- INSTRUCTION:
Do not copy the pictures; transcribe all other material exactly.

────────────────────

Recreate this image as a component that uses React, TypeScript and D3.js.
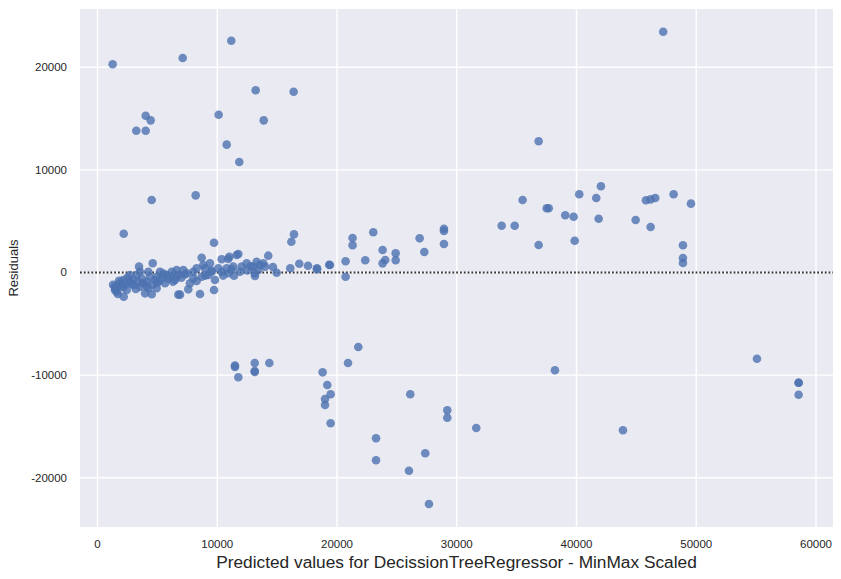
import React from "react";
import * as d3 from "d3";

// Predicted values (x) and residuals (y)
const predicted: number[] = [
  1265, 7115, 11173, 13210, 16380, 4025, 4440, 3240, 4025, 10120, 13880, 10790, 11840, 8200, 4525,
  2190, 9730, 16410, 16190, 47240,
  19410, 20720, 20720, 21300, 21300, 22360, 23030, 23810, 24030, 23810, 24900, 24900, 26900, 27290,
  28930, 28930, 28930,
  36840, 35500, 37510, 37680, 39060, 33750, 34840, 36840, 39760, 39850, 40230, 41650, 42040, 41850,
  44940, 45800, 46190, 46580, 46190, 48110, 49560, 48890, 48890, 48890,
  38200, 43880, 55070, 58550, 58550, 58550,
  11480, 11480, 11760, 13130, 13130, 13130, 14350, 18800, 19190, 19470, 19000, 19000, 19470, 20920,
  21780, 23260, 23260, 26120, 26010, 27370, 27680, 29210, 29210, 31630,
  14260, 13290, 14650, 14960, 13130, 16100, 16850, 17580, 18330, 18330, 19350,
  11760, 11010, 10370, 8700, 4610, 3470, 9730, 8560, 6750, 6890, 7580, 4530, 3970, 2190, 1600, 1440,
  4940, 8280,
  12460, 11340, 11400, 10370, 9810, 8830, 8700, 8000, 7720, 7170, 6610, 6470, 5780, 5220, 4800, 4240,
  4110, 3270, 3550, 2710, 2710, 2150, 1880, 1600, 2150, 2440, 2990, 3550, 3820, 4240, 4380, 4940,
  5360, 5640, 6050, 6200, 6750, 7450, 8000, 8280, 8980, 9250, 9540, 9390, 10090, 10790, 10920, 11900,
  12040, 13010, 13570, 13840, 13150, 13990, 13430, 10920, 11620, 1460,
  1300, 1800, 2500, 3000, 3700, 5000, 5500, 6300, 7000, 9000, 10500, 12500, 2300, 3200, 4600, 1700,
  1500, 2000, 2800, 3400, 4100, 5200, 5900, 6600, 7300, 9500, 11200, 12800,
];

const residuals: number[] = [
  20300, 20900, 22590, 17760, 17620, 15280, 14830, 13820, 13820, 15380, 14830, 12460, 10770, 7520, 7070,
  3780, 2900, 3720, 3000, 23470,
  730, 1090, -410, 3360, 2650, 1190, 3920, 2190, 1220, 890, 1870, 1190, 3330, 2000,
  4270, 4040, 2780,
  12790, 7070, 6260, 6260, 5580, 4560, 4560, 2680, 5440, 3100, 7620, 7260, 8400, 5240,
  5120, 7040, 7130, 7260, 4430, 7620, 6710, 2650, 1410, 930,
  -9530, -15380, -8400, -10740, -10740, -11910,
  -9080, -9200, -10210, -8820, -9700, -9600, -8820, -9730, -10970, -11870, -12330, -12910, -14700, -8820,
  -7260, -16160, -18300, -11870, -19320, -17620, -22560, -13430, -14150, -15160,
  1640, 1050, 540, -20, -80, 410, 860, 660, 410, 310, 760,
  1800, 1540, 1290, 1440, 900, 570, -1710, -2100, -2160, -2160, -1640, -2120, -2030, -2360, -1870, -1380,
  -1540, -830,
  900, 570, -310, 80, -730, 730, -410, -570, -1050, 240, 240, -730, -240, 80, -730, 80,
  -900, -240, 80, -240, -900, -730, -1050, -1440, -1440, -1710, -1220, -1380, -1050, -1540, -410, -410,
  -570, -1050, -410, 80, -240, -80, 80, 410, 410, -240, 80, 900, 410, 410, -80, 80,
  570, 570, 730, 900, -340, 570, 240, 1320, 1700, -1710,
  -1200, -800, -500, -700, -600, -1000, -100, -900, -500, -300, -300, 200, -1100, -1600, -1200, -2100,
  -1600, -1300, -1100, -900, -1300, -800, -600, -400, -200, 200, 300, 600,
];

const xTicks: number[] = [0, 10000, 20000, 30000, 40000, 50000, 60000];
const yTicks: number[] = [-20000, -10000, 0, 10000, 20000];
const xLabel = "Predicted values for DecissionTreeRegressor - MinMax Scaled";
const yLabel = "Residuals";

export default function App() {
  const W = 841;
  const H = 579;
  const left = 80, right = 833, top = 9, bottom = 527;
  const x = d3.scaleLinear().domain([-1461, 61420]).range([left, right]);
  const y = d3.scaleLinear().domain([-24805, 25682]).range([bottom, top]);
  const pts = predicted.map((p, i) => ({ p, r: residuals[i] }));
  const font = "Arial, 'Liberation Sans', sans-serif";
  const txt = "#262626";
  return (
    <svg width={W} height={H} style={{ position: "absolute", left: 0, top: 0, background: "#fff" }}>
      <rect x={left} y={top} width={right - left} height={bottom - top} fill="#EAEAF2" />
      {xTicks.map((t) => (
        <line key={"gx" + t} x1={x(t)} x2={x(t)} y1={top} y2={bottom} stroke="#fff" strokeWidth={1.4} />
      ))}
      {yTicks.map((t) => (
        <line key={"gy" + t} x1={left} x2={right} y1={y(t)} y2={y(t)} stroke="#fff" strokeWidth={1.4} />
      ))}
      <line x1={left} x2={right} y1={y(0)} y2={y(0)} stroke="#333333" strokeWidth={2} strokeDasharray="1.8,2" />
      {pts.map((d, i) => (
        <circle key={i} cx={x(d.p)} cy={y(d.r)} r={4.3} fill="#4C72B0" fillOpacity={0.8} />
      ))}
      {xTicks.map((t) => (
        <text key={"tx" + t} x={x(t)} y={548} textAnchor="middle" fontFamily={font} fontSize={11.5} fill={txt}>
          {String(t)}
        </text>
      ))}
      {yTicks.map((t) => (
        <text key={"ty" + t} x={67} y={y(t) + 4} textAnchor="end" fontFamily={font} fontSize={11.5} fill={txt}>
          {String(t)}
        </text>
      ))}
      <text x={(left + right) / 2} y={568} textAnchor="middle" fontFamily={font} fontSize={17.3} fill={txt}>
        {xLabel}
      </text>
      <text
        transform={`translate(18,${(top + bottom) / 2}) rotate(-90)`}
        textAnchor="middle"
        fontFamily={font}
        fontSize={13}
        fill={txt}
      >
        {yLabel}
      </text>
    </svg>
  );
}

────────────────────

- RIGHT ANSWER:
Recreate this image as a component that uses React, TypeScript and D3.js.
import React from "react";
import * as d3 from "d3";

// Predicted values (x) and residuals (y)
const predicted: number[] = [
  1265, 7115, 11173, 13210, 16380, 4025, 4440, 3240, 4025, 10120, 13880, 10790, 11840, 8200, 4525,
  2190, 9730, 16410, 16190, 47240,
  19410, 20720, 20720, 21300, 21300, 22360, 23030, 23810, 24030, 23810, 24900, 24900, 26900, 27290,
  28930, 28930, 28930,
  36840, 35500, 37510, 37680, 39060, 33750, 34840, 36840, 39760, 39850, 40230, 41650, 42040, 41850,
  44940, 45800, 46190, 46580, 46190, 48110, 49560, 48890, 48890, 48890,
  38200, 43880, 55070, 58550, 58550, 58550,
  11480, 11480, 11760, 13130, 13130, 13130, 14350, 18800, 19190, 19470, 19000, 19000, 19470, 20920,
  21780, 23260, 23260, 26120, 26010, 27370, 27680, 29210, 29210, 31630,
  14260, 13290, 14650, 14960, 13130, 16100, 16850, 17580, 18330, 18330, 19350,
  11760, 11010, 10370, 8700, 4610, 3470, 9730, 8560, 6750, 6890, 7580, 4530, 3970, 2190, 1600, 1440,
  4940, 8280,
  12460, 11340, 11400, 10370, 9810, 8830, 8700, 8000, 7720, 7170, 6610, 6470, 5780, 5220, 4800, 4240,
  4110, 3270, 3550, 2710, 2710, 2150, 1880, 1600, 2150, 2440, 2990, 3550, 3820, 4240, 4380, 4940,
  5360, 5640, 6050, 6200, 6750, 7450, 8000, 8280, 8980, 9250, 9540, 9390, 10090, 10790, 10920, 11900,
  12040, 13010, 13570, 13840, 13150, 13990, 13430, 10920, 11620, 1460,
  1300, 1800, 2500, 3000, 3700, 5000, 5500, 6300, 7000, 9000, 10500, 12500, 2300, 3200, 4600, 1700,
  1500, 2000, 2800, 3400, 4100, 5200, 5900, 6600, 7300, 9500, 11200, 12800,
];

const residuals: number[] = [
  20300, 20900, 22590, 17760, 17620, 15280, 14830, 13820, 13820, 15380, 14830, 12460, 10770, 7520, 7070,
  3780, 2900, 3720, 3000, 23470,
  730, 1090, -410, 3360, 2650, 1190, 3920, 2190, 1220, 890, 1870, 1190, 3330, 2000,
  4270, 4040, 2780,
  12790, 7070, 6260, 6260, 5580, 4560, 4560, 2680, 5440, 3100, 7620, 7260, 8400, 5240,
  5120, 7040, 7130, 7260, 4430, 7620, 6710, 2650, 1410, 930,
  -9530, -15380, -8400, -10740, -10740, -11910,
  -9080, -9200, -10210, -8820, -9700, -9600, -8820, -9730, -10970, -11870, -12330, -12910, -14700, -8820,
  -7260, -16160, -18300, -11870, -19320, -17620, -22560, -13430, -14150, -15160,
  1640, 1050, 540, -20, -80, 410, 860, 660, 410, 310, 760,
  1800, 1540, 1290, 1440, 900, 570, -1710, -2100, -2160, -2160, -1640, -2120, -2030, -2360, -1870, -1380,
  -1540, -830,
  900, 570, -310, 80, -730, 730, -410, -570, -1050, 240, 240, -730, -240, 80, -730, 80,
  -900, -240, 80, -240, -900, -730, -1050, -1440, -1440, -1710, -1220, -1380, -1050, -1540, -410, -410,
  -570, -1050, -410, 80, -240, -80, 80, 410, 410, -240, 80, 900, 410, 410, -80, 80,
  570, 570, 730, 900, -340, 570, 240, 1320, 1700, -1710,
  -1200, -800, -500, -700, -600, -1000, -100, -900, -500, -300, -300, 200, -1100, -1600, -1200, -2100,
  -1600, -1300, -1100, -900, -1300, -800, -600, -400, -200, 200, 300, 600,
];

const xTicks: number[] = [0, 10000, 20000, 30000, 40000, 50000, 60000];
const yTicks: number[] = [-20000, -10000, 0, 10000, 20000];
const xLabel = "Predicted values for DecissionTreeRegressor - MinMax Scaled";
const yLabel = "Residuals";

export default function App() {
  const W = 841;
  const H = 579;
  const left = 80, right = 833, top = 9, bottom = 527;
  const x = d3.scaleLinear().domain([-1461, 61420]).range([left, right]);
  const y = d3.scaleLinear().domain([-24805, 25682]).range([bottom, top]);
  const pts = predicted.map((p, i) => ({ p, r: residuals[i] }));
  const font = "Arial, 'Liberation Sans', sans-serif";
  const txt = "#262626";
  return (
    <svg width={W} height={H} style={{ position: "absolute", left: 0, top: 0, background: "#fff" }}>
      <rect x={left} y={top} width={right - left} height={bottom - top} fill="#EAEAF2" />
      {xTicks.map((t) => (
        <line key={"gx" + t} x1={x(t)} x2={x(t)} y1={top} y2={bottom} stroke="#fff" strokeWidth={1.4} />
      ))}
      {yTicks.map((t) => (
        <line key={"gy" + t} x1={left} x2={right} y1={y(t)} y2={y(t)} stroke="#fff" strokeWidth={1.4} />
      ))}
      <line x1={left} x2={right} y1={y(0)} y2={y(0)} stroke="#333333" strokeWidth={2} strokeDasharray="1.8,2" />
      {pts.map((d, i) => (
        <circle key={i} cx={x(d.p)} cy={y(d.r)} r={4.3} fill="#4C72B0" fillOpacity={0.8} />
      ))}
      {xTicks.map((t) => (
        <text key={"tx" + t} x={x(t)} y={548} textAnchor="middle" fontFamily={font} fontSize={11.5} fill={txt}>
          {String(t)}
        </text>
      ))}
      {yTicks.map((t) => (
        <text key={"ty" + t} x={67} y={y(t) + 4} textAnchor="end" fontFamily={font} fontSize={11.5} fill={txt}>
          {String(t)}
        </text>
      ))}
      <text x={(left + right) / 2} y={568} textAnchor="middle" fontFamily={font} fontSize={17.3} fill={txt}>
        {xLabel}
      </text>
      <text
        transform={`translate(18,${(top + bottom) / 2}) rotate(-90)`}
        textAnchor="middle"
        fontFamily={font}
        fontSize={13}
        fill={txt}
      >
        {yLabel}
      </text>
    </svg>
  );
}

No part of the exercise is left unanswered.